Given that less and less traffic can be ‘content optimized’ due to the increasing percentage of encrypted traffic on the network, mobile operators have started to focus heavily on TCP optimization. Over 90% of all traffic on the mobile network is TCP based, and therefore a TCP optimizer can optimize almost all traffic on the network regardless of whether that traffic is encrypted or not. Indeed, TCP optimization works at the TCP layer, which in the OSI model is the layer sitting on top of IP, but below the encryption and application layers. TCP optimization is used to enhance the subscriber’s quality of experience in two ways. First, it helps to increase the peak and average bandwidth that a subscriber can enjoy over the mobile network and hence it increases the quality of experience. You could argue that because of this, it also helps to make more efficient use of the available radio spectrum and as such provides a cost benefit. Second, and this is very often overlooked, this technology also helps to reduce web page load times. One of the most frustrating experiences for mobile subscribers is that very often it takes so long to load your favorite web pages or open your facebook home page even on a high bandwidth connection. It is important to note that web page load times are not so much impacted by the available bandwidth but much more by the latency on the mobile network, and latency on mobile networks is much higher than on wireline networks. So TCP optimization not only delivers faster downloads but it also helps to keep the latency in the mobile network at much lower levels than without TCP optimization, ultimately leading to faster web browsing experiences for the mobile subscribers.

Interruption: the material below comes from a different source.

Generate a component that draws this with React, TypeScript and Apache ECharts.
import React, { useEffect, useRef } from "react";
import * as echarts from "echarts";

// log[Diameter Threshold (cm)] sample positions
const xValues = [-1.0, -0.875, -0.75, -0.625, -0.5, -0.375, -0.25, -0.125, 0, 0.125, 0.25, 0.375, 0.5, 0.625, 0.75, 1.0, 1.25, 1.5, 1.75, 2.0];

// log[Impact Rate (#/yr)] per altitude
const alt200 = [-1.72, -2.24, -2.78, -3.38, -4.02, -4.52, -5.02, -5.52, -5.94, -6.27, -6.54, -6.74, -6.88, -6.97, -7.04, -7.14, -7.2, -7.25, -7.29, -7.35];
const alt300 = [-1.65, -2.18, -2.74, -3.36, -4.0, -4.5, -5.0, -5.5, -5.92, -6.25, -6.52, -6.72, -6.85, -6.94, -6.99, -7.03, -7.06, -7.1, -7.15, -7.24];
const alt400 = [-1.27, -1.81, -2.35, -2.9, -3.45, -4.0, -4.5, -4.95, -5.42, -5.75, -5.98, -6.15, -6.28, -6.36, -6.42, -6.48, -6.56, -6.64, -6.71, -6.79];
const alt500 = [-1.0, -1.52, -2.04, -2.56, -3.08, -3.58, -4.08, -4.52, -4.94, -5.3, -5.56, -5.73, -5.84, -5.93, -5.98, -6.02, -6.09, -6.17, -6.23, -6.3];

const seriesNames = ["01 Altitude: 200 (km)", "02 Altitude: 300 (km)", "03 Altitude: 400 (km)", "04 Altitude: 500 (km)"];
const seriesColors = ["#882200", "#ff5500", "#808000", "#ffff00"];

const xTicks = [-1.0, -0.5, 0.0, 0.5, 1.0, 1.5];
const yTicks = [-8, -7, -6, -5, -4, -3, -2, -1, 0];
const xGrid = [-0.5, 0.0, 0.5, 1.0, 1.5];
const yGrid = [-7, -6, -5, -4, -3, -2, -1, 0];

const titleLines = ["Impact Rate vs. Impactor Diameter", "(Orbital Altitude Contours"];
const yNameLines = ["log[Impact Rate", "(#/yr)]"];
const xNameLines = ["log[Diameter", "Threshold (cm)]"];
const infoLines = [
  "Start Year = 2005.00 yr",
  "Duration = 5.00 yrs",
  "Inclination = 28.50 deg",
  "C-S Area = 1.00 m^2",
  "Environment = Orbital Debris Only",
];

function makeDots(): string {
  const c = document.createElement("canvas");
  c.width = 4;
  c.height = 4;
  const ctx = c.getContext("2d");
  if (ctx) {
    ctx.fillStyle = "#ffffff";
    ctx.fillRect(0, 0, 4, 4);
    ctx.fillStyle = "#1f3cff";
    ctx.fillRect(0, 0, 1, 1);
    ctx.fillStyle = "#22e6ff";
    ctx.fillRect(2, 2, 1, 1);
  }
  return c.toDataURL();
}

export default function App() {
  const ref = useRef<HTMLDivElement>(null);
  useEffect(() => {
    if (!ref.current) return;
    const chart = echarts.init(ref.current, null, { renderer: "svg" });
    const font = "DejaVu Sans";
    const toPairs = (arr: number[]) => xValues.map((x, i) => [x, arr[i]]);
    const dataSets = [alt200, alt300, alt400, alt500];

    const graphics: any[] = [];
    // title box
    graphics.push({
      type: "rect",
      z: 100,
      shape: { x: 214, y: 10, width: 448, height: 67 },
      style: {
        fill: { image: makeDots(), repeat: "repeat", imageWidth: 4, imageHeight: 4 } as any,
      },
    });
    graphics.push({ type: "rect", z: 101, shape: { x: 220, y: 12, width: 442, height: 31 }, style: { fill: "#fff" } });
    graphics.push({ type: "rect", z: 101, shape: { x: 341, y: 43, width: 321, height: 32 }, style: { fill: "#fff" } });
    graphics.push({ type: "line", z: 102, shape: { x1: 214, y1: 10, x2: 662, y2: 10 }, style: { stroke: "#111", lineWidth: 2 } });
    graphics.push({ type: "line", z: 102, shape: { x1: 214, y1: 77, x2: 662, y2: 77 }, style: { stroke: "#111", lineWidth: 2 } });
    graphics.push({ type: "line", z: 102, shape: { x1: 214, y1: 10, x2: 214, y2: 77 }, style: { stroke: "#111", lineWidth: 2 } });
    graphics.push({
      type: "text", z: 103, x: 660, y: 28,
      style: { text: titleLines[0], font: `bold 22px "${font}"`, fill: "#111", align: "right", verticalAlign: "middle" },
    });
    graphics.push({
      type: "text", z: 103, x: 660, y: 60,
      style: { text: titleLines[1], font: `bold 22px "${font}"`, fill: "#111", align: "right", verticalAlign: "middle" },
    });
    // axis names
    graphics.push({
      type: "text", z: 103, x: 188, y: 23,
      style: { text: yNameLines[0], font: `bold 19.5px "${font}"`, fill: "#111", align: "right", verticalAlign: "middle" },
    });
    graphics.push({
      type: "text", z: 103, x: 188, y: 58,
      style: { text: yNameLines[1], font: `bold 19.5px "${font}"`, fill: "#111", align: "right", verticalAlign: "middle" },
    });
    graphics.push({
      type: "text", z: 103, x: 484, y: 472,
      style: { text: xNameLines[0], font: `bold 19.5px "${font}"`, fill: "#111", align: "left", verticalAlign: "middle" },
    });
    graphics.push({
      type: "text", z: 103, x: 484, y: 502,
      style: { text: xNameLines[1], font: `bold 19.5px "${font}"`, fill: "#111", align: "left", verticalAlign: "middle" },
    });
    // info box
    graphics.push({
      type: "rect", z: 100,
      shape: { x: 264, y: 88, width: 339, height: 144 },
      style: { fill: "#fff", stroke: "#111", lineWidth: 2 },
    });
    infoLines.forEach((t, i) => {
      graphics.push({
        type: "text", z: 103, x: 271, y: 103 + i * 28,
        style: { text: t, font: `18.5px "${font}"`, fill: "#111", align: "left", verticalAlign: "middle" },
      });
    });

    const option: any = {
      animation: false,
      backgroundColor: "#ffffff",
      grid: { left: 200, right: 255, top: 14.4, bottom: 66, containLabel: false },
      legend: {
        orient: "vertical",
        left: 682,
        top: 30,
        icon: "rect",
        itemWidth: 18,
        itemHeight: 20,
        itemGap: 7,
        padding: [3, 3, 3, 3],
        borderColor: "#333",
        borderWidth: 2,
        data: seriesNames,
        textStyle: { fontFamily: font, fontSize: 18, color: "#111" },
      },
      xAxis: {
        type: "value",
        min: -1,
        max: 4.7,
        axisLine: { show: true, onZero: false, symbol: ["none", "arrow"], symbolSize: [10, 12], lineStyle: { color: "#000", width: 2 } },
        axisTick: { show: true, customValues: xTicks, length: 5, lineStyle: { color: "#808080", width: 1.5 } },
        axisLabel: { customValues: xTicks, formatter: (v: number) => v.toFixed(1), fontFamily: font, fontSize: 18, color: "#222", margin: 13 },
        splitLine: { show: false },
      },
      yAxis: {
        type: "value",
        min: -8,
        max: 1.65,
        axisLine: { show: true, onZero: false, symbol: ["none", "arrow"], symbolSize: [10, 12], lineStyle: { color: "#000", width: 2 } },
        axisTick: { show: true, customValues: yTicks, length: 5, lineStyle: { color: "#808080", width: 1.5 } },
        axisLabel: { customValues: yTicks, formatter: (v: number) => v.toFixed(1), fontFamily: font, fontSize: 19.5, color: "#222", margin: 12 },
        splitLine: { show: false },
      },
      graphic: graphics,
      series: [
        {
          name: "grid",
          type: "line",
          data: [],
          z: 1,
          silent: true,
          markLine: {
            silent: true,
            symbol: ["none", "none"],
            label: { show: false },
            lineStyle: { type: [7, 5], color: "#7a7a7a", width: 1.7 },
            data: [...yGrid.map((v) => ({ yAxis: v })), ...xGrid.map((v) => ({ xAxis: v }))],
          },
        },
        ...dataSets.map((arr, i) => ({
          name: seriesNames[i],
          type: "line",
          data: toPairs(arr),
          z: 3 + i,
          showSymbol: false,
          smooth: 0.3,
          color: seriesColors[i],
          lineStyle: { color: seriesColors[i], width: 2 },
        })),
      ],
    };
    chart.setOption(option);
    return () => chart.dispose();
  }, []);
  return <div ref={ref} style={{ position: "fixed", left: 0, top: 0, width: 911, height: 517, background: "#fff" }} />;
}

Mobile operators that have started trialing or deploying LTE Advanced have also noticed that TCP optimization will be important to achieve the maximum possible throughput rates that these new technologies promise. So TCP optimization should not be looked at solely to improve the performance in some 3G areas with poor coverage, but as a key building block on the Gi LAN that will help mobile operators achieve the maximum possible throughput and hence maximized subscriber satisfaction on any radio technologies that get deployed today and in the future.

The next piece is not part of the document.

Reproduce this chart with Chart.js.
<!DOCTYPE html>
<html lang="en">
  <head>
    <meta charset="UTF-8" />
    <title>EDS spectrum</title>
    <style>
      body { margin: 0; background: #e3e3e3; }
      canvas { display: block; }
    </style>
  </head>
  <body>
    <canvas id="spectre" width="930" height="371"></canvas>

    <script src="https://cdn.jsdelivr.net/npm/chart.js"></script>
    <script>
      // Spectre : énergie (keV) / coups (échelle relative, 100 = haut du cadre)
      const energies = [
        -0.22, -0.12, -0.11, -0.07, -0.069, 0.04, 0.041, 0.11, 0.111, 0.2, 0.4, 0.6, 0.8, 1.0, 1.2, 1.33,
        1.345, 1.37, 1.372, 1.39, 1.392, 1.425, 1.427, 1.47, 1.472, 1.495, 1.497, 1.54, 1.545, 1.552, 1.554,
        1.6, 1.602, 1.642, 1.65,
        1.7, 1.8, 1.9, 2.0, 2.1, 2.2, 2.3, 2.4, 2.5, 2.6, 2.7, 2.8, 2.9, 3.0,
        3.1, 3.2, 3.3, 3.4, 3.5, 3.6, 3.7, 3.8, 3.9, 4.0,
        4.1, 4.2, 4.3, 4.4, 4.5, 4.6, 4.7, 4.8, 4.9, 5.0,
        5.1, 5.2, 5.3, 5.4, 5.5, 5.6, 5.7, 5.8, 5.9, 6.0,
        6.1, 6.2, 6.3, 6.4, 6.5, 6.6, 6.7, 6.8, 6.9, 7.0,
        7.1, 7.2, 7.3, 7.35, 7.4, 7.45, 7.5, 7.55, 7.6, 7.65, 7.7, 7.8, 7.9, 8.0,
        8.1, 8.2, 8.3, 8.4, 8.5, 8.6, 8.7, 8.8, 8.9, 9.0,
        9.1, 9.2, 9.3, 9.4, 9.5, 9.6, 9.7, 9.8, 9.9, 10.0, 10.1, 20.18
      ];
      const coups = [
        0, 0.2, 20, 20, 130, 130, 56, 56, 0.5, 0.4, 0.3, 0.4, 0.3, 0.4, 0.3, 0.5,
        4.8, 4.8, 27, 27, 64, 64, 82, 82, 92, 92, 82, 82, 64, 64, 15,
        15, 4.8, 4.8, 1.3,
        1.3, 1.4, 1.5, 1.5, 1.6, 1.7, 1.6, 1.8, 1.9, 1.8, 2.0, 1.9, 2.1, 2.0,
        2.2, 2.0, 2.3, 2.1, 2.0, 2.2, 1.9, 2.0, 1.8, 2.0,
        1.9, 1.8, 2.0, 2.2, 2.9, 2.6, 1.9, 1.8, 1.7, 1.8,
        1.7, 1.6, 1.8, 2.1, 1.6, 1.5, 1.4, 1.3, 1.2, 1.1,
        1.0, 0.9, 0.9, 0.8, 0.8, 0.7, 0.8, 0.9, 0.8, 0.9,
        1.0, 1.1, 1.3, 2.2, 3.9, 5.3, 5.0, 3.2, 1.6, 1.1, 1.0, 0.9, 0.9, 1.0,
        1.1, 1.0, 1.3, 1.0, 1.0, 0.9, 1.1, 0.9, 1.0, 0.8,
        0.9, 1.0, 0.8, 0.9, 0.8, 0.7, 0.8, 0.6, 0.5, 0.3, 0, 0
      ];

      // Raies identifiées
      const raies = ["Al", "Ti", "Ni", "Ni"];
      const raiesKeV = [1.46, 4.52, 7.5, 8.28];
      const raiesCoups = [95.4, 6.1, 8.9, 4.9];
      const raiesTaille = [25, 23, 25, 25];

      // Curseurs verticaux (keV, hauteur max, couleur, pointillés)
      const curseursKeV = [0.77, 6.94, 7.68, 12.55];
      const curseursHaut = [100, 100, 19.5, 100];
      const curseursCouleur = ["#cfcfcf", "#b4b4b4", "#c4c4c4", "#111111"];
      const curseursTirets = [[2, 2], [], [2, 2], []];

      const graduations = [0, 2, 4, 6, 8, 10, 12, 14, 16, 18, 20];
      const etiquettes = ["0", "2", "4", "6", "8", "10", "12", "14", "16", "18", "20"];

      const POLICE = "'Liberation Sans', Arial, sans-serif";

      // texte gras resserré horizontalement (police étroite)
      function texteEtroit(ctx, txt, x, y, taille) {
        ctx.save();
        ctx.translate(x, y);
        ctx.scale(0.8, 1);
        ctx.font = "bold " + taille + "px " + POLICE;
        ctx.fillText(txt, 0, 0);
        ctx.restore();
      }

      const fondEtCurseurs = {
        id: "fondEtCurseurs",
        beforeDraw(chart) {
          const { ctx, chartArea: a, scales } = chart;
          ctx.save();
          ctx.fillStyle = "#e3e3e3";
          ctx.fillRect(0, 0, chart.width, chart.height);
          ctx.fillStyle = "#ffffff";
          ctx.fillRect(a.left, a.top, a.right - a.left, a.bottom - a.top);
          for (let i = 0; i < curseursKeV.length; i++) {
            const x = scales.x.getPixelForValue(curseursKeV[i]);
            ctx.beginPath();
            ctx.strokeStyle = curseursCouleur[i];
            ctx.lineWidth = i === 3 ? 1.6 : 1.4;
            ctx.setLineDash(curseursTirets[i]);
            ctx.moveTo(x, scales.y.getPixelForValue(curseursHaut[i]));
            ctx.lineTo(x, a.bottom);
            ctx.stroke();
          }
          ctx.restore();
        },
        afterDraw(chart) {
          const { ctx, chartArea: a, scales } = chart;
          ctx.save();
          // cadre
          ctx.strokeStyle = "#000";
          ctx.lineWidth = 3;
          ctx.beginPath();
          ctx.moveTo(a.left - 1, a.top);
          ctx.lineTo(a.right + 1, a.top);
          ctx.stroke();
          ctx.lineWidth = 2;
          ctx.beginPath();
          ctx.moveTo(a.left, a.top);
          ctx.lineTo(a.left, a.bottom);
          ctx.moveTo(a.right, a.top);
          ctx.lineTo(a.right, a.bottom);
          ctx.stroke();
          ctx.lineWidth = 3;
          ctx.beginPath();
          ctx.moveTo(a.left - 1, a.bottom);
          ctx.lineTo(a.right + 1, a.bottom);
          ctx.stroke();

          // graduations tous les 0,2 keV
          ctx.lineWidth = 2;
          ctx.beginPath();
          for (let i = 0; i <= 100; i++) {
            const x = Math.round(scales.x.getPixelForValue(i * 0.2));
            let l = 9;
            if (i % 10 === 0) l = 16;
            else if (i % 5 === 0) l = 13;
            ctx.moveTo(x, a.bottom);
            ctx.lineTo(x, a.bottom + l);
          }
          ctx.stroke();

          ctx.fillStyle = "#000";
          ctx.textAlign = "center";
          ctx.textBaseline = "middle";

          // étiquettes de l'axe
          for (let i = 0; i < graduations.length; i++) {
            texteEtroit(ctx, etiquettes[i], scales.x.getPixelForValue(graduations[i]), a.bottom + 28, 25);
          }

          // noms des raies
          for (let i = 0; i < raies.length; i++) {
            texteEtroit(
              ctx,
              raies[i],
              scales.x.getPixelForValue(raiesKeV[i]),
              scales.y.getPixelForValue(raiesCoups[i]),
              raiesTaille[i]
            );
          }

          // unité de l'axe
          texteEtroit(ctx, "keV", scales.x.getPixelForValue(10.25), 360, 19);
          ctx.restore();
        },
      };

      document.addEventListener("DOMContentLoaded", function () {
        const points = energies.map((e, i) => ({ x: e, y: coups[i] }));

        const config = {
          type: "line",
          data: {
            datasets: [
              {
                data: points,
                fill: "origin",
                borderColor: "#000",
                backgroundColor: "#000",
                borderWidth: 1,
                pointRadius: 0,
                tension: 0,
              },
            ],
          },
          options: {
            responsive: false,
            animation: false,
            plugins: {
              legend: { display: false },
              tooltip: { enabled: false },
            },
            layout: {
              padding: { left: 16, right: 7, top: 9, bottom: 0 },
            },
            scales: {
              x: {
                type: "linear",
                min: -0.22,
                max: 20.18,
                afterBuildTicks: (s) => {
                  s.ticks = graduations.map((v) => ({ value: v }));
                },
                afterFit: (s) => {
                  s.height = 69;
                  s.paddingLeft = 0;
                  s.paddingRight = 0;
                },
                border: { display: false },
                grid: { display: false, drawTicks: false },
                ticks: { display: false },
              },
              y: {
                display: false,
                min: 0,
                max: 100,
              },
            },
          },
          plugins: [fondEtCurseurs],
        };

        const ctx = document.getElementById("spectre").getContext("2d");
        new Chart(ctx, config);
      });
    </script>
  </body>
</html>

Technically speaking, what a TCP optimization platform actually does is decoupling any TCP connection between a mobile client and a content server in two separate TCP connections by acting as a full TCP proxy in between as shown in the picture below. The TCP proxy ensures that the TCP flow and congestion management techniques are fully adapted and tuned to the specific characteristics of the networks the proxy is connected to. The bandwidth, delay and packet loss characteristics from the cellular network are very different from the IP backbone network and the internet and therefore the TCP optimization proxy is capable of getting the maximum efficiency out of the networks it is connected to. Satellite networks also exhibit much higher latencies then wireline networks so also in that market sector you will find TCP technology being heavily used to optimize overall performance over satellite links.
Even though TCP optimization as a technology is not new (it has been deployed for many years), the heavily increased focus of mobile operators towards this technology in the last 9 to 12 months is. And given that TCP optimisation is agnostic for the encryption and application layers, plus the fact that we see great benefits not only for 3G and LTE, but also for LTE advanced, it is a technology worth exploring for any mobile operator.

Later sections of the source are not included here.